Within this overall development and climate policy context, a key step for countries is to select technologies that will enable them to achieve development equity and environmental sustainability, and to follow a low emissions and low vulnerability development path. This Handbook presents a flexible and systematic approach for that. In addition, the Handbook contains steps for identifying activities to accelerate the development and transfer of the priority technologies in the country concerned.

This updated Handbook addresses the increasing importance of technology issues on the agenda of negotiations on a future climate policy regime. For example, two of the five pillars in the Bali Plan of Action (Bali, December 2007) focus on enhanced actions on and provision of financial resources to enable technology development and transfer. At COP 14 (Poznań, December 2008) the Poznań Strategic Program on Technology Transfer was adopted as a step towards scaling up the level of investment in technology transfer in order to help developing countries address their needs for environmentally sound technologies. Finally, at COP 15 (Copenhagen, December 2009) the future establishment of a Technology Mechanism was suggested “…to accelerate technology development and transfer in support of action on adaptation and mitigation that will be guided by a country-driven approach and be based on national circumstances and priorities.”

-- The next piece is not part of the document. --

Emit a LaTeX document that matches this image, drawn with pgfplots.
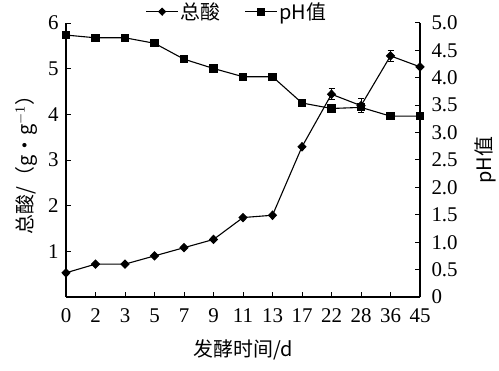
\documentclass[border=0pt]{standalone}
\usepackage{pgfplots}
\pgfplotsset{compat=1.18}
\usepackage{fontspec}
\setmainfont{Liberation Serif}
\newfontfamily\cjk{Noto Sans CJK SC}
\begin{document}
\begin{tikzpicture}
\pgfplotsset{
  common/.style={
    width=354bp, height=274bp, scale only axis,
    xmin=0, xmax=12,
    tick align=inside,
    major tick length=5bp,
    tick style={line width=1bp, black},
    tick label style={font=\fontsize{21}{24}\selectfont},
    label style={font=\fontsize{20}{24}\selectfont},
  }
}
\begin{axis}[common, name=main,
  axis x line*=bottom, axis y line*=left,
  axis line style={line width=1.1bp},
  ymin=0, ymax=6,
  xtick={0,...,12},
  xticklabels={0,2,3,5,7,9,11,13,17,22,28,36,45},
  xticklabel style={yshift=-8bp},
  ytick={1,2,3,4,5,6},
  yticklabels={1,2,3,4,5,6},
  yticklabel style={xshift=-4bp},
  xlabel={\cjk 发酵时间/d},
  ylabel={\cjk 总酸/（g•g$^{\mathrm{-1}}$）},
  xlabel style={yshift=-10bp},
  ylabel style={yshift=4bp},
]
\addplot[black, line width=1.1bp, mark=diamond*, mark size=4bp,
  mark options={solid, fill=black, xscale=1.3},
  error bars/.cd, y dir=both, y explicit,
  error mark options={rotate=90, mark size=3bp, line width=0.9bp}]
coordinates {
 (0,0.53) (1,0.72) (2,0.72) (3,0.90) (4,1.08) (5,1.26) (6,1.74)
 (7,1.79) (8,3.29) (9,4.44) +- (0,0.12) (10,4.19) +- (0,0.15) (11,5.28) +- (0,0.12) (12,5.04)
};
\end{axis}
\begin{axis}[common,
  axis y line*=right, axis x line=none,
  axis line style={line width=1.1bp},
  ymin=0, ymax=5,
  ytick={0,0.5,1,1.5,2,2.5,3,3.5,4,4.5,5},
  yticklabels={0,0.5,1.0,1.5,2.0,2.5,3.0,3.5,4.0,4.5,5.0},
  yticklabel style={xshift=8bp},
  ylabel={\cjk pH值},
  ylabel style={yshift=-10bp},
  legend columns=2,
  legend style={at={(0.5,1)}, anchor=south, draw=none, fill=none, xshift=-6bp,
    font=\fontsize{20}{22}\cjk, inner sep=0pt,
    /tikz/every even column/.append style={column sep=22bp}},
  legend image code/.code={\draw[#1, mark repeat=2, mark phase=2]
    plot coordinates {(0bp,0bp) (16bp,0bp) (32bp,0bp)};},
]
\addlegendimage{black, line width=1.1bp, mark=diamond*, mark size=3.4bp, mark options={solid, fill=black, xscale=1.3}}
\addlegendentry{总酸}
\addplot[black, line width=1.1bp, mark=square*, mark size=3.5bp,
  mark options={solid, fill=black},
  error bars/.cd, y dir=both, y explicit,
  error mark options={rotate=90, mark size=3bp, line width=0.9bp}]
coordinates {
 (0,4.78) (1,4.73) +- (0,0.07) (2,4.73) (3,4.63) (4,4.34) (5,4.17) (6,4.02)
 (7,4.02) (8,3.54) (9,3.44) (10,3.46) (11,3.30) (12,3.30)
};
\addlegendentry{pH值}
\end{axis}
\pgfresetboundingbox
\path[use as bounding box] ([shift={(-66bp,-74bp)}]main.south west) rectangle ([shift={(79bp,23bp)}]main.north east);
\end{tikzpicture}
\end{document}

In addition to facilitating technology needs assessments to produce portfolios of prioritized with priority technologies for mitigation and adaptation, this updated Handbook also establishes links to processes for formulating low emissions and low vulnerability strategies in developing countries (e.g., identification of nationally appropriate mitigation actions (NAMAs)). For instance, the Handbook explores how the development and transfer of prioritized technologies could be accelerated in a country and how this information could provide input in formulating strategies. With these links, the Handbook addresses recent developments during and after the negotiations at COP 15 in Copenhagen.

The EU, for example, has proposed a concept suggesting that developing countries prepare Low Carbon Growth Plans which describe nationally appropriate mitigation actions (NAMAs). Another example is the proposal submitted by Republic of Korea, suggesting that “… developed country Parties need to provide developing country Parties with a roadmap for low carbon development which includes appropriate policy tools and necessary support to enable them to pursue greenhouse gas emission reduction and economic development at the same time.”